Back to Clinton: I’d draw her gazing longingly at that outbound flight for the White House. Unfortunately for her, she’s stuck at the end of a long line of passengers awaiting TSA screening, and might not make it to her gate on time. You see, I’m commenting on Clinton’s delayed coronation and the recent TSA scandals, using a single image. I am a world-class political cartoonist.

All the people in the TSA line are Bernie Sanders supporters. We know this because they’re complaining about every step of the screening process: It’s undemocratic, it’s rigged. It’s like they’ve never been to an airport before. I’d draw them so they somehow looked world-wearily bitter and cluelessly naive, intellectual and stupid—all at the same time, per media reports about them. They would also be drawn as birds. Angry Birds, to be precise, since that’s the #1 movie in the country, and “bird” sounds kind of like “Bern.” You can’t deny such cultural kismet, and I’m sure someone (if we’re lucky, Maureen Dowd!) is already writing an essay about our “Angry Birds election.” Some of the Bernie-birds are refusing to take off their shoes; others won’t remove their laptops from their carry-on bags. Word balloons float above their heads: “We need to change the system!” and “Let’s have a revolution!”

Clinton clearly wasn’t expecting this logjam.

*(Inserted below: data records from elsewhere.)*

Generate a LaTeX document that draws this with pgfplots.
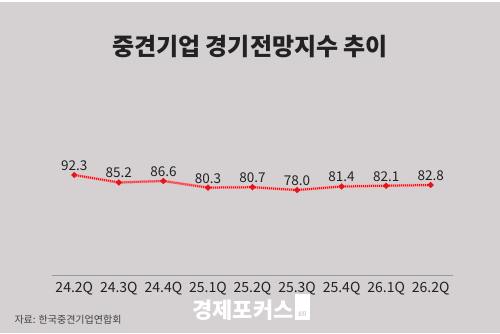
\documentclass[border=0pt]{standalone}
\usepackage{pgfplots}
\pgfplotsset{compat=1.18}
\usepackage{fontspec}
\setmainfont{Noto Sans CJK KR}
\definecolor{bg}{HTML}{D5D1D2}
\definecolor{txt}{HTML}{222222}
\definecolor{ln}{HTML}{E8141B}
\begin{document}
\begin{tikzpicture}[x=1pt,y=1pt]
\fill[bg] (0pt,0pt) rectangle (500pt,333pt);
\path[use as bounding box] (0pt,0pt) rectangle (500pt,333pt);
\fill[white] (0pt,331pt) rectangle (500pt,333pt);
\node[font=\fontsize{24}{26}\selectfont\bfseries, text=txt] at (250pt,286pt) {중견기업 경기전망지수 추이};
\begin{axis}[
  at={(52pt,58pt)}, anchor=south west,
  scale only axis, width=401pt, height=175pt,
  xmin=-0.5, xmax=8.5, ymin=-2.9, ymax=163.7,
  axis x line=bottom, axis y line=none,
  x axis line style={draw=gray!80, line width=0.8pt, -},
  xtick=data, xtick style={draw=none},
  xticklabels={24.2Q,24.3Q,24.4Q,25.1Q,25.2Q,25.3Q,25.4Q,26.1Q,26.2Q},
  xticklabel style={font=\fontsize{14}{16}\selectfont, text=txt, yshift=-1pt},
  clip=false,
  nodes near coords,
  nodes near coords style={font=\fontsize{13.5}{15}\selectfont, text=txt, anchor=south, yshift=0pt},
  point meta=explicit symbolic,
]
\addplot[ln!40, line width=3pt, forget plot] coordinates {
 (0,92.3) (1,85.2) (2,86.6) (3,80.3) (4,80.7) (5,78.0) (6,81.4) (7,82.1) (8,82.8)};
\addplot[ln, line width=2pt, dash pattern=on 1pt off 1pt, mark=*, mark size=1.8pt, mark options={solid, fill=ln, draw=ln}] table[meta=l] {
x y l
0 92.3 92.3
1 85.2 85.2
2 86.6 86.6
3 80.3 80.3
4 80.7 80.7
5 78.0 78.0
6 81.4 81.4
7 82.1 82.1
8 82.8 82.8
};
\end{axis}
\node[anchor=west, font=\fontsize{10}{12}\selectfont, text=black!75] at (11pt,13pt) {자료: 한국중견기업연합회};
\node[font=\fontsize{22}{24}\selectfont\bfseries, text=white] at (243pt,23pt) {경제포커스};
\fill[white] (295pt,13pt) rectangle (310pt,39pt);
\node[font=\fontsize{6}{7}\selectfont\bfseries, text=bg] at (302.5pt,19pt) {Efi};
\end{tikzpicture}
\end{document}
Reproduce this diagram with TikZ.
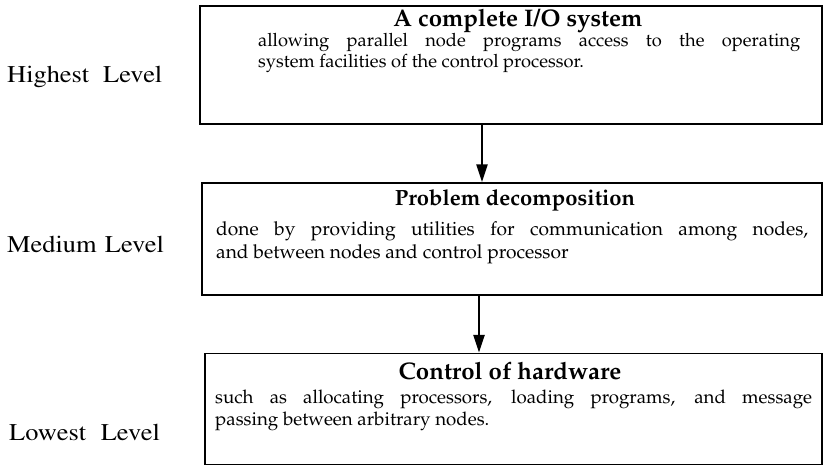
\documentclass[tikz,border=0pt]{standalone}
\usepackage[T1]{fontenc}
\usepackage{graphicx}
\usetikzlibrary{arrows.meta}
\newcommand{\pal}{\fontfamily{ppl}\selectfont}
\newcommand{\tms}{\fontfamily{ptm}\selectfont}
\newcommand{\lvltext}[2]{\scalebox{1.1}[1]{\makebox[#1][s]{#2}}}
\begin{document}
\begin{tikzpicture}[x=1pt,y=-1pt,
  box/.style={draw, line width=1.4pt, inner sep=0pt},
  ttl/.style={anchor=base, inner sep=0pt, font=\pal\bfseries\fontsize{#1}{26}\selectfont},
  body/.style={anchor=base west, inner sep=0pt, font=\pal\fontsize{#1}{22}\selectfont},
  lvl/.style={anchor=base west, inner sep=0pt, font=\tms\fontsize{24}{28}\selectfont},
  arr/.style={line width=2.6pt, -{Triangle[length=18pt,width=11pt]}}]
\useasboundingbox (0,0) rectangle (827,466);
% boxes
\node[box, minimum width=622pt, minimum height=118pt] (b1) at (511,65) {};
\node[box, minimum width=620pt, minimum height=112pt] (b2) at (512,239) {};
\node[box, minimum width=617pt, minimum height=111pt] (b3) at (513.5,409) {};
% box 1 text
\node[ttl=24] (t1) at (518,26) {A complete I/O system};
\node[body=18.3] (l11) at (258,46) {\makebox[542pt][s]{allowing parallel node programs access to the operating}};
\node[body=18.3] (l12) at (258,67) {system facilities of the control processor.};
% box 2 text
\node[ttl=22] (t2) at (515,205) {Problem decomposition};
\node[body=19.2] (l21) at (216,235) {\makebox[592pt][s]{done by providing utilities for communication among nodes,}};
\node[body=19.2] (l22) at (216,258) {and between nodes and control processor};
% box 3 text
\node[ttl=24] (t3) at (510,379) {Control of hardware};
\node[body=18.7] (l31) at (215,403) {\makebox[597pt][s]{such as allocating processors, loading programs, and message}};
\node[body=18.7] (l32) at (215,425) {passing between arbitrary nodes.};
% level labels
\node[lvl] (h) at (7,82) {\lvltext{141pt}{Highest Level}};
\node[lvl] (m) at (7,252) {\lvltext{142.5pt}{Medium Level}};
\node[lvl] (lw) at (9,440) {\lvltext{137pt}{Lowest Level}};
% arrows
\coordinate (x1) at (482,0);
\coordinate (x2) at (479,0);
\draw[arr] (b1.south -| x1) -- (b2.north -| x1);
\draw[arr] (b2.south -| x2) -- (b3.north -| x2);
\end{tikzpicture}
\end{document}
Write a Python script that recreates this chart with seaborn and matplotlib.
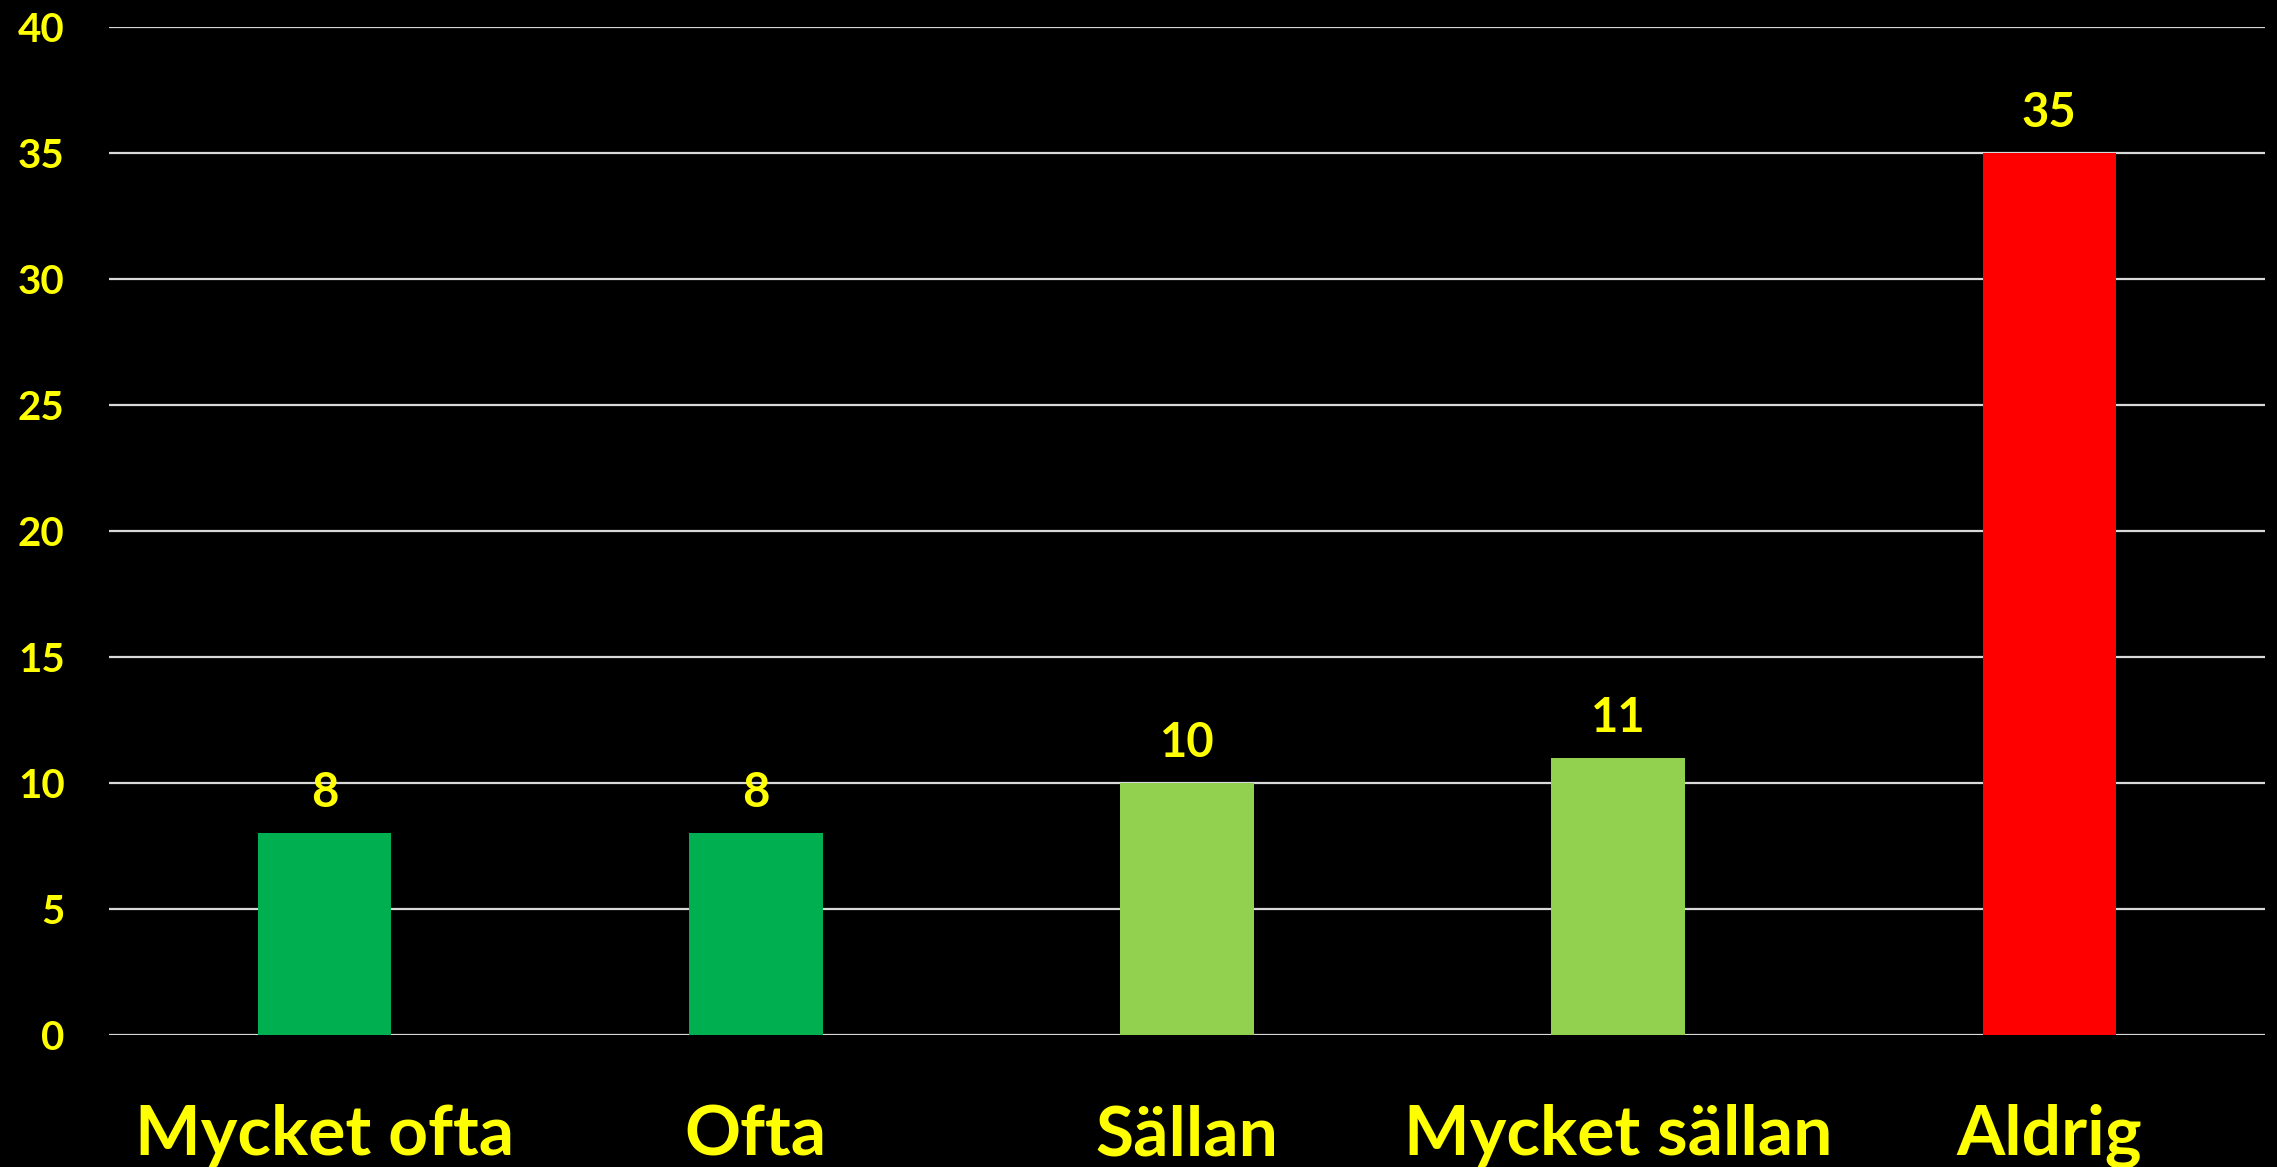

She arrived at the airport with her shoes off, and she took her laptop computer out of her carry-on bag eight years ago. (Speaking of that laptop: A Republican passerby, on his way to catch a nonstop flight to the American Heartland, is glaring at Clinton’s laptop. A thought balloon above his head shows the equation: Laptop + Secret Emails + Benghazi = Vince Foster murder! This Republican is being pursued by coastal newspaper columnists [all, of course, generically labeled as such] eager to talk to a Trump voter so they can understand Where It All Went Wrong and Why Angry Working-Class Voters Didn’t Heed My Call for a Sensible Republican Candidate Who Could Further the Dialectic of Our Great Republic As Outlined in the Works of Aristotle.)

Anyway, Clinton is stuck in the back of this long, serpentine line of obstinate Sanders yahoos who apparently want to burn down the airport and fly everywhere on homemade airplanes, while Trump installs chandeliers on Air Force One made from the frozen tears of deported Mexican schoolchildren. I represent her frustration by drawing a thought bubble above her sweating brow: “Damn, Daniel!”

In the lower corner of the cartoon, Jimmy Fallon, holding a xylophone, winks at the reader and says, “And I thought the line for Hamilton tickets was long!”